--- Start Provided information ---

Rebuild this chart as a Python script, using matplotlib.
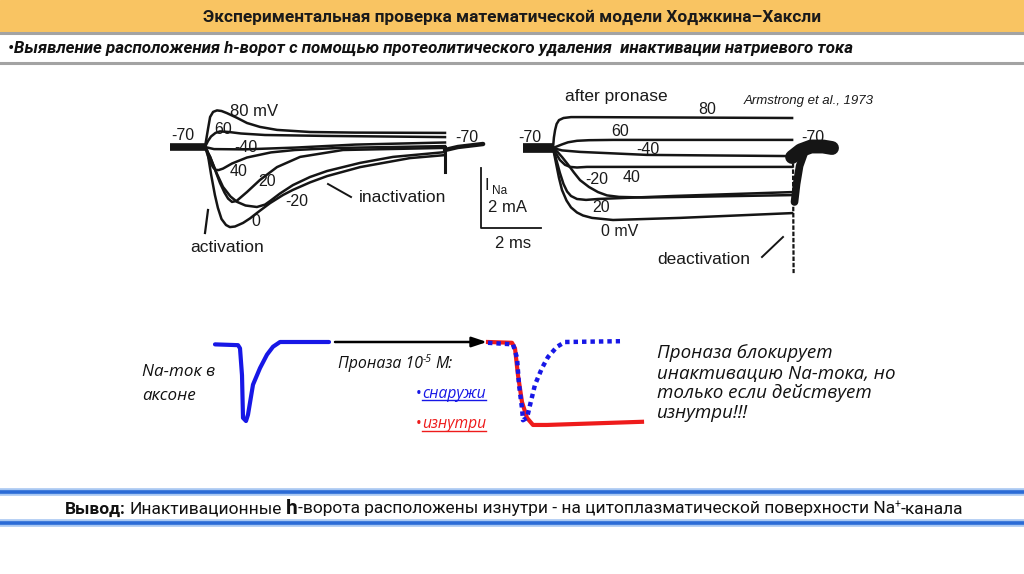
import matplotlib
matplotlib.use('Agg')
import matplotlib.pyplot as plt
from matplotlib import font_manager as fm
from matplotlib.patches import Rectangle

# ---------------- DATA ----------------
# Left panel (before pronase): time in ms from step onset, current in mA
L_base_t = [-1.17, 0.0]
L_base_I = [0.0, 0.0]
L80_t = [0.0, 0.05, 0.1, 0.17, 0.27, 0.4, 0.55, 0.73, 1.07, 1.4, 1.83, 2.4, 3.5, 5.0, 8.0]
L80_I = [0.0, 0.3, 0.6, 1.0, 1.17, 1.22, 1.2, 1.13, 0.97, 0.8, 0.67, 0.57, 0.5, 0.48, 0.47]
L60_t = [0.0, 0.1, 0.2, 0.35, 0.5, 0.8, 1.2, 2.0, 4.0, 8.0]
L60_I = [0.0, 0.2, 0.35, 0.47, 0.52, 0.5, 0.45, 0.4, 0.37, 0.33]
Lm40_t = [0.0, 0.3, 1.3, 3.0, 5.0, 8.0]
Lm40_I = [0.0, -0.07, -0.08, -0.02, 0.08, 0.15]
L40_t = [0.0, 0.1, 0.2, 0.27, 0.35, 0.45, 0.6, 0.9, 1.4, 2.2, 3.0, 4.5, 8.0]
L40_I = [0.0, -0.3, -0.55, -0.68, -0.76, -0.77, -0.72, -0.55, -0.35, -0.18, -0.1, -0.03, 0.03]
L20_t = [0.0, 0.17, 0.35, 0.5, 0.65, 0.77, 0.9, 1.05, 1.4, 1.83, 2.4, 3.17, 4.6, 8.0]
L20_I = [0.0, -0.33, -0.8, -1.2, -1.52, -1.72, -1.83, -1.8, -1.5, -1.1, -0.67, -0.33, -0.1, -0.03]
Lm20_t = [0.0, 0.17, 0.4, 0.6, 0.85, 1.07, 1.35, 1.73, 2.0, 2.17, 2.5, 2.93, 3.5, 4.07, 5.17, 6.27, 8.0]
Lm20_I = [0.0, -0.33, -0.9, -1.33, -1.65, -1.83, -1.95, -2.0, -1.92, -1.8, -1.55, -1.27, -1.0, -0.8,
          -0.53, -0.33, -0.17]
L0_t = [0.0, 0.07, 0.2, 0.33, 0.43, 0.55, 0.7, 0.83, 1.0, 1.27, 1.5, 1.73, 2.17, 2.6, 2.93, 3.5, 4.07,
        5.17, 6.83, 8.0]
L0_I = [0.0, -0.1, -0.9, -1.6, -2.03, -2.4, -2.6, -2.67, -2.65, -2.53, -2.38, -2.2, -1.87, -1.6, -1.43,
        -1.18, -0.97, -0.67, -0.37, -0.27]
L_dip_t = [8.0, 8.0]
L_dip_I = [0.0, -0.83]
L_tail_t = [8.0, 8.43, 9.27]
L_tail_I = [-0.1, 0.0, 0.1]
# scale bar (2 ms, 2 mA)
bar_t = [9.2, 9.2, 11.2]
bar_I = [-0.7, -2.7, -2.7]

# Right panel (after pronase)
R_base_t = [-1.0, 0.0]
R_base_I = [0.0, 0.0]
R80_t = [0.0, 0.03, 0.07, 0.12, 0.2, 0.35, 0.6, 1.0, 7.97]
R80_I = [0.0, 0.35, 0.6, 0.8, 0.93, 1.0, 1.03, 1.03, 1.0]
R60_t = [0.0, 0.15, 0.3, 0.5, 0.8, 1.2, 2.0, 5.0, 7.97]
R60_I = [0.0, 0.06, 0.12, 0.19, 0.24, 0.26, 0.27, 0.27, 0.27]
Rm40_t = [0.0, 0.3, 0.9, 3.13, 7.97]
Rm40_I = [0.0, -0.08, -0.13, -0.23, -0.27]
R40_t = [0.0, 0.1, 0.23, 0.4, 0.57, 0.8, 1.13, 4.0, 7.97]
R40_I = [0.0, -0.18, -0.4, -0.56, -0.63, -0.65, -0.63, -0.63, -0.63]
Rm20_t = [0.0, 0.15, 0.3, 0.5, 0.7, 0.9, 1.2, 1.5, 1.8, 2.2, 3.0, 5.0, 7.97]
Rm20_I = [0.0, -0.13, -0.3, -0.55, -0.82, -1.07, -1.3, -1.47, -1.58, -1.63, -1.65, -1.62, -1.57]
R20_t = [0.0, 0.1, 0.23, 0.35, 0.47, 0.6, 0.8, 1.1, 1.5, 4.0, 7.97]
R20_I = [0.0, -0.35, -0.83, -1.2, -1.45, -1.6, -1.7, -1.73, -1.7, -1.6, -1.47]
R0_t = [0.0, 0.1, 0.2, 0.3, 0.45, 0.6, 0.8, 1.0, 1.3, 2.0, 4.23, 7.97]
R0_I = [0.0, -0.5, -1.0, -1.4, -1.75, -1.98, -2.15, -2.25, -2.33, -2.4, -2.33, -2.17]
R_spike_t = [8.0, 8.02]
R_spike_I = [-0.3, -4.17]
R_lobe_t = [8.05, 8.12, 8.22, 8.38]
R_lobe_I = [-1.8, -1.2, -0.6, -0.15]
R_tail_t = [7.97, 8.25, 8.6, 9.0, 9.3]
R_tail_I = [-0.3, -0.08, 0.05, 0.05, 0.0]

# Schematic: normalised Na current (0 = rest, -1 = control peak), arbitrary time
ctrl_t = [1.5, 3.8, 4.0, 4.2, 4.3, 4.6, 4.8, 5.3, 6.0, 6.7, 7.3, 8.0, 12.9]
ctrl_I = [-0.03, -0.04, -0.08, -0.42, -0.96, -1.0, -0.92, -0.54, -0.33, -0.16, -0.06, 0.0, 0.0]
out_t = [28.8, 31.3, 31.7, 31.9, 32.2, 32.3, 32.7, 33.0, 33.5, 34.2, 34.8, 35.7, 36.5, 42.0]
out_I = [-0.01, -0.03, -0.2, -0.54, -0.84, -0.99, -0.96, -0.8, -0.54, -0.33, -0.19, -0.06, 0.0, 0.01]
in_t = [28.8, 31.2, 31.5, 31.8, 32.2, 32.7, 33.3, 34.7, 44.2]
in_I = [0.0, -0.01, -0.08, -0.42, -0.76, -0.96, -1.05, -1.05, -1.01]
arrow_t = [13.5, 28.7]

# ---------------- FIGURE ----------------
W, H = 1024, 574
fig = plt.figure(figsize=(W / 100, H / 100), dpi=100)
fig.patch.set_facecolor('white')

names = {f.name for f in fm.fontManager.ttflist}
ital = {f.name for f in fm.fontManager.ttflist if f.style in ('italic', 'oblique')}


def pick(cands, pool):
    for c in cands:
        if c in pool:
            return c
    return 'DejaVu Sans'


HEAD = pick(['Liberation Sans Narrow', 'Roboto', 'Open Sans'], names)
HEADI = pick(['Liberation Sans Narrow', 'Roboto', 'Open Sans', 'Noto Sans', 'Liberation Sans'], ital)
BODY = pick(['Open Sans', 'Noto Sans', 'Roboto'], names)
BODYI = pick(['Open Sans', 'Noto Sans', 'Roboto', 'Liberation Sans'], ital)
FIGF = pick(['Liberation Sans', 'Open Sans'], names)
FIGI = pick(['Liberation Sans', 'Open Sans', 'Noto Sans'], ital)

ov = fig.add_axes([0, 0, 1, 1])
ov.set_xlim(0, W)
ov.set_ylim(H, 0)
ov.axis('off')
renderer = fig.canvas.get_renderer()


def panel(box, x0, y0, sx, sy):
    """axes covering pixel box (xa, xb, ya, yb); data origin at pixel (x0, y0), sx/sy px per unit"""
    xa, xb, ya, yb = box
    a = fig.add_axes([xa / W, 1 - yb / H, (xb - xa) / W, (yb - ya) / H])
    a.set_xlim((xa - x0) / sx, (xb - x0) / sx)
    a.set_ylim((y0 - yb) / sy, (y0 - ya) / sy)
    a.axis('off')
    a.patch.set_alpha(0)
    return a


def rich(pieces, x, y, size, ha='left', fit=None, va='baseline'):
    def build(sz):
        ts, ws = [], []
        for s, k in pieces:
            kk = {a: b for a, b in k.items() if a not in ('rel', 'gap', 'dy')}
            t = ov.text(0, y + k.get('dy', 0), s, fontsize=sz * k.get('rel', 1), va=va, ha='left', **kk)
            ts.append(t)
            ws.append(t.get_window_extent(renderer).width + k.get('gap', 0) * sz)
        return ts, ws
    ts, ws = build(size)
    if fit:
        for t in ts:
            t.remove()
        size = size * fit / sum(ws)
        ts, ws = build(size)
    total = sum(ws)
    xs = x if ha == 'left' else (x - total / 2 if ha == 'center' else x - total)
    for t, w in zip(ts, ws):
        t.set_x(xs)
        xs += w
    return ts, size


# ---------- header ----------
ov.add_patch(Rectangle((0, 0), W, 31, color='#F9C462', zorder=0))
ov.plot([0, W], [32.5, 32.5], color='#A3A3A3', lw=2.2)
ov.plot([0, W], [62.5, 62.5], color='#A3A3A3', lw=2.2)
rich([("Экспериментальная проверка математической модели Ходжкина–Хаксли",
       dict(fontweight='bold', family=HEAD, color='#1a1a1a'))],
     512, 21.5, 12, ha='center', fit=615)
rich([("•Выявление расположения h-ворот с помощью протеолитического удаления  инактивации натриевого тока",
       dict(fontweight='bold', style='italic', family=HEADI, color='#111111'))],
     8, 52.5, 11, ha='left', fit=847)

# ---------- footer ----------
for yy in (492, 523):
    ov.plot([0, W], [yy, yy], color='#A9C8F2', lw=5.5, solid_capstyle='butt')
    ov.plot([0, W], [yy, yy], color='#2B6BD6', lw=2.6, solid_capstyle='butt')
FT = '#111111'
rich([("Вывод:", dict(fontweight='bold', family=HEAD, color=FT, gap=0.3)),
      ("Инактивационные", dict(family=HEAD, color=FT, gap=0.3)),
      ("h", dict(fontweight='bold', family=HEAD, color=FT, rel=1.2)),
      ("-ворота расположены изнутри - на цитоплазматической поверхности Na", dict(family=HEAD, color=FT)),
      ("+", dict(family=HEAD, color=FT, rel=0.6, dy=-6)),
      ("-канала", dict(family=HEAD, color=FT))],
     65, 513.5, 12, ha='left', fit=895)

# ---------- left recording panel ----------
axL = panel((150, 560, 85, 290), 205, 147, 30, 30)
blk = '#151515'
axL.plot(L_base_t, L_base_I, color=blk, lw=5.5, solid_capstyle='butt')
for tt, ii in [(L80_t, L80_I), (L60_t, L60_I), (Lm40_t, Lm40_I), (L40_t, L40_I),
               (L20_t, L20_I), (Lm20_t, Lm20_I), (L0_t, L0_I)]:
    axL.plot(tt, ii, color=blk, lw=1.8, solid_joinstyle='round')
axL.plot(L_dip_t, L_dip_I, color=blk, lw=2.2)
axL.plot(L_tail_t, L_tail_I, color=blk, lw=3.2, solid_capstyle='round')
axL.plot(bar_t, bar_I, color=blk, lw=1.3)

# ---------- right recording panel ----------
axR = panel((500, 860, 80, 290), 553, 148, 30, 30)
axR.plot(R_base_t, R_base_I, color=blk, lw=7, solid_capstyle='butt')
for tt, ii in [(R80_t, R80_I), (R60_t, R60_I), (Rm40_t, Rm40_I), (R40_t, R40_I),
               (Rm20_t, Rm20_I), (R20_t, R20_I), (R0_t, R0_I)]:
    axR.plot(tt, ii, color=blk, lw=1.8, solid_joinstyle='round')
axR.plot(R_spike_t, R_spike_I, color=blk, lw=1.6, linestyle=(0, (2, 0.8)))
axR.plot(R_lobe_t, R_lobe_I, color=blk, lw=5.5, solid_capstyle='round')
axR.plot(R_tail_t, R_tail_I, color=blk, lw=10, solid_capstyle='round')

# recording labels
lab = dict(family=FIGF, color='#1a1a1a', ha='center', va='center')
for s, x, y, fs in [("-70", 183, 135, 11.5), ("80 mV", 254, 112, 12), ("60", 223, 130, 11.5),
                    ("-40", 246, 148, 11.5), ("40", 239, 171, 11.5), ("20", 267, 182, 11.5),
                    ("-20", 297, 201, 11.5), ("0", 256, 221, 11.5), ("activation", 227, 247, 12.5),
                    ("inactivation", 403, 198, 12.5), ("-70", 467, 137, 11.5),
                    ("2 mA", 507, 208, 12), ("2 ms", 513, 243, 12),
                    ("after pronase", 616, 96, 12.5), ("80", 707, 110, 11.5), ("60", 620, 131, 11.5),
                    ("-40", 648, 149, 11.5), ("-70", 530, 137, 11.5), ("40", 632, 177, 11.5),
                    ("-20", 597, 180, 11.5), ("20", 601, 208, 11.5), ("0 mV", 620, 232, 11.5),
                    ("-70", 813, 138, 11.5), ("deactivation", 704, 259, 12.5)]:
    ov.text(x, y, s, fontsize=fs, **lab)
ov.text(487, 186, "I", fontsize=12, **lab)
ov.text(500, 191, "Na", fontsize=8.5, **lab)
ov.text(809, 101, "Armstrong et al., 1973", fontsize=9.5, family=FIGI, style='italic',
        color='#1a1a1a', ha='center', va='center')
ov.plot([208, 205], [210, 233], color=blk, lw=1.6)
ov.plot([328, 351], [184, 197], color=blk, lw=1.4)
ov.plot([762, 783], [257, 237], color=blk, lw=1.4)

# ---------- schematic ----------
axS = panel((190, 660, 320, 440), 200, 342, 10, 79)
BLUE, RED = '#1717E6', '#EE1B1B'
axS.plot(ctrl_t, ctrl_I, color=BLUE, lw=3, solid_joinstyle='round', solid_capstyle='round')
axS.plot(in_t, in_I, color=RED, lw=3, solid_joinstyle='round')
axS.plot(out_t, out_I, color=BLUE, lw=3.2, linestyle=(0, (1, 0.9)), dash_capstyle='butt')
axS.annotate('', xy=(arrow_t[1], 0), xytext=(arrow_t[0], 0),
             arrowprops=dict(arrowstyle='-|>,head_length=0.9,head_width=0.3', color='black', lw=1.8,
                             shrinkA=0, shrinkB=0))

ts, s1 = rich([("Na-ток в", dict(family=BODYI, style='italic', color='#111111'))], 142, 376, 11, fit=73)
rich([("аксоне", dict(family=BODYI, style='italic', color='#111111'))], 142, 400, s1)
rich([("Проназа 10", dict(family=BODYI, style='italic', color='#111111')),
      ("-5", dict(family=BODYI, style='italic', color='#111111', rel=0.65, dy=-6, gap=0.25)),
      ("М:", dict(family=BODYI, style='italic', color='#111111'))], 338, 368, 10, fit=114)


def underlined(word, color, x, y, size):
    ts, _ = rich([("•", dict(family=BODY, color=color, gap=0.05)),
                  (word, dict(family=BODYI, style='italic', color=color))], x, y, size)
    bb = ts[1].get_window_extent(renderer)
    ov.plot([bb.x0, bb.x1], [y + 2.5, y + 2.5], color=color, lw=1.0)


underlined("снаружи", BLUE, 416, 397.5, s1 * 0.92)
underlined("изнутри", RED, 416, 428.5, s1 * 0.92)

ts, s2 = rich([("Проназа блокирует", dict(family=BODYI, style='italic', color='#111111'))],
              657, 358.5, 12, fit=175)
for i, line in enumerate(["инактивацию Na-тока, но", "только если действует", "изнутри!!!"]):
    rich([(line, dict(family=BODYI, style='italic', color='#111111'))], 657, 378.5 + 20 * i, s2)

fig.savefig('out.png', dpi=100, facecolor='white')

--- End Provided information ---
--- Start Provided information ---

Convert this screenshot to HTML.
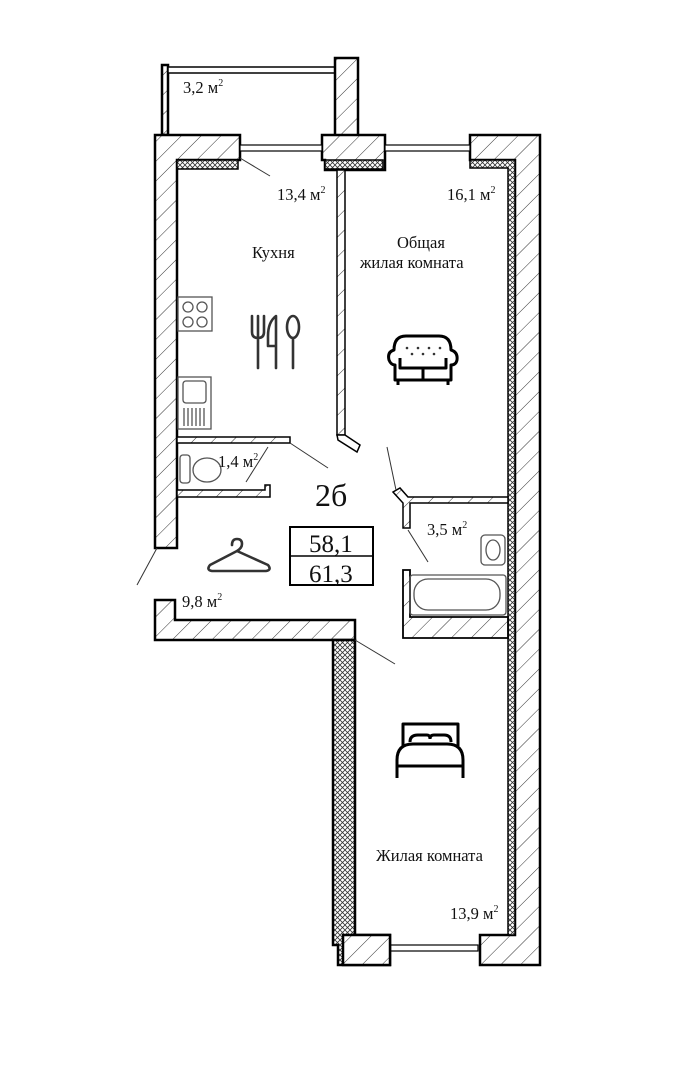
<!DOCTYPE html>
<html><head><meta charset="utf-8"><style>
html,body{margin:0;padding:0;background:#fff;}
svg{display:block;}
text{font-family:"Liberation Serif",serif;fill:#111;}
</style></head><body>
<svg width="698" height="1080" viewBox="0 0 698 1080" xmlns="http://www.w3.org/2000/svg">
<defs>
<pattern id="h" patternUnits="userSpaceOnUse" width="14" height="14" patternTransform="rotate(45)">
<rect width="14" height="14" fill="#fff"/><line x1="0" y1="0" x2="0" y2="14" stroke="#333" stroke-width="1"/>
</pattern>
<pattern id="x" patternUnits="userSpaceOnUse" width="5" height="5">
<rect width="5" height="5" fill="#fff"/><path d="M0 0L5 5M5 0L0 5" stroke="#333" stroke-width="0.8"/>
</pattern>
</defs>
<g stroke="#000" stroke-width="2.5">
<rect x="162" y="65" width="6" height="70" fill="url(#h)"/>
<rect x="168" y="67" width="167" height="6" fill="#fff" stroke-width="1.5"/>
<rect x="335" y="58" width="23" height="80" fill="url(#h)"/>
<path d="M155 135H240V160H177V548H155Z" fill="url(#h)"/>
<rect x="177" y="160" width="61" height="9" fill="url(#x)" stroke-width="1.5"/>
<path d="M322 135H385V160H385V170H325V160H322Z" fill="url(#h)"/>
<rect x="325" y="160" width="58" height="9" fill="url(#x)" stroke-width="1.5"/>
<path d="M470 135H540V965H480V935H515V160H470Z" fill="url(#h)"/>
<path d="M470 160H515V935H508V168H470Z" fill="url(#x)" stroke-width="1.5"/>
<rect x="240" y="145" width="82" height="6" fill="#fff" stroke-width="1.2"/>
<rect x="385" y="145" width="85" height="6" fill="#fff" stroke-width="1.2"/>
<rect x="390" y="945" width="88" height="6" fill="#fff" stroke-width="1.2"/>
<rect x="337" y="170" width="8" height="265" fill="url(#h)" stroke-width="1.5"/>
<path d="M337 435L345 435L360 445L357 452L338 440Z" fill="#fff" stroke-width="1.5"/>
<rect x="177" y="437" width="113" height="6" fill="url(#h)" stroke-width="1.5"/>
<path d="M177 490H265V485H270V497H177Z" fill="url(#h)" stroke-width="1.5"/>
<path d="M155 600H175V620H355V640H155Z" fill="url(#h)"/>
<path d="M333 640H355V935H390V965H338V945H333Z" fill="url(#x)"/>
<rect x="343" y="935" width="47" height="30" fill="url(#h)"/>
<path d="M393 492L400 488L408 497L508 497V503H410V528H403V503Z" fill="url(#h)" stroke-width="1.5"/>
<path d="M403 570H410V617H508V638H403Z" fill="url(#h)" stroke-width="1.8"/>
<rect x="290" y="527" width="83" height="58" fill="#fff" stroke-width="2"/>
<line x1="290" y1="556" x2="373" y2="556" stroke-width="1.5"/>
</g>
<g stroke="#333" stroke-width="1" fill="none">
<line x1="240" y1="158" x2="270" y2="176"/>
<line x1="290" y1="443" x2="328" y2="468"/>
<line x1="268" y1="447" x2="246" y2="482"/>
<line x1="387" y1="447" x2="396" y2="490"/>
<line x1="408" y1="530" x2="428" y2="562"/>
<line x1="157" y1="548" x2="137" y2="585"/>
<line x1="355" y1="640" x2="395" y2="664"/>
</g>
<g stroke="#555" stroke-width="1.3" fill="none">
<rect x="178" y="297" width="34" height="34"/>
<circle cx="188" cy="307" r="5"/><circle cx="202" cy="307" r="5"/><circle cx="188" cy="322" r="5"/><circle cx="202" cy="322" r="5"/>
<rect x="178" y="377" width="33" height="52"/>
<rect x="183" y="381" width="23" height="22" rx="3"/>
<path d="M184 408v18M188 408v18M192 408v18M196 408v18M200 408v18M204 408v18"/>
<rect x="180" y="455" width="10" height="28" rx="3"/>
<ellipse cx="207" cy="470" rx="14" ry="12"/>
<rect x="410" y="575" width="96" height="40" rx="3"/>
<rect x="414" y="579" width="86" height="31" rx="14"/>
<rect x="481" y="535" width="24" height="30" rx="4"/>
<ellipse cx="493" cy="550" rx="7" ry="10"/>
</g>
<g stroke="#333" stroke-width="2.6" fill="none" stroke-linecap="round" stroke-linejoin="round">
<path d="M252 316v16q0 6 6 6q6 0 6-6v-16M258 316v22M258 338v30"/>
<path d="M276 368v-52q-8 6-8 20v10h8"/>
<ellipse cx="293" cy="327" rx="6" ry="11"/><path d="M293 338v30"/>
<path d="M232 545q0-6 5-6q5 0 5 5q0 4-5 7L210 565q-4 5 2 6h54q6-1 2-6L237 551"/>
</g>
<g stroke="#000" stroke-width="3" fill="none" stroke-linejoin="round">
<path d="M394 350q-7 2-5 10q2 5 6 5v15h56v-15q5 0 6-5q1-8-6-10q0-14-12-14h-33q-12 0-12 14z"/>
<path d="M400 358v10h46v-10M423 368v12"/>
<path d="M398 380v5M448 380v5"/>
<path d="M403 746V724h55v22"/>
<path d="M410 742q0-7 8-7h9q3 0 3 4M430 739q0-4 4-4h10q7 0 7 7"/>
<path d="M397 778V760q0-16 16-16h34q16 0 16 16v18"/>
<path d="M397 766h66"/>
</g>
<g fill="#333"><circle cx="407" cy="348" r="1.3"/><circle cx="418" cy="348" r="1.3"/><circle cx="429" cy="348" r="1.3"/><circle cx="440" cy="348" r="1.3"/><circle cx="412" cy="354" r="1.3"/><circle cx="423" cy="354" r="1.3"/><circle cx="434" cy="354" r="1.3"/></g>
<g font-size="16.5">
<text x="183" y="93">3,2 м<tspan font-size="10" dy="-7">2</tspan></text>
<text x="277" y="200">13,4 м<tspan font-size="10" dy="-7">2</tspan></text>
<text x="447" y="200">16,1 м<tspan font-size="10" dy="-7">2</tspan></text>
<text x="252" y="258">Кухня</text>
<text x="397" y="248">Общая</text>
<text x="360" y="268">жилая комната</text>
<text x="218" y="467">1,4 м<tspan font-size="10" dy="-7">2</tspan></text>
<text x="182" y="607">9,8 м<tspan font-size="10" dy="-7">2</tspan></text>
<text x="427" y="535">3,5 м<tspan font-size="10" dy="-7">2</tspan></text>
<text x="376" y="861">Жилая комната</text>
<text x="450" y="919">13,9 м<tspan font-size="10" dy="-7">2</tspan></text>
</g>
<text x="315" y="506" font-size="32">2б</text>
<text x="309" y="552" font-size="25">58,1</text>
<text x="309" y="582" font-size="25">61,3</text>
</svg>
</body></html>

--- End Provided information ---

§ **Goal of the exercise**
Do not include pictures. Give again exactly the lines starting at the one with "Rebuild this chart" and ending at the one with "from matplotlib.patches import Rectangle", both included.

§ **Complete response**
Rebuild this chart as a Python script, using matplotlib.
import matplotlib
matplotlib.use('Agg')
import matplotlib.pyplot as plt
from matplotlib import font_manager as fm
from matplotlib.patches import Rectangle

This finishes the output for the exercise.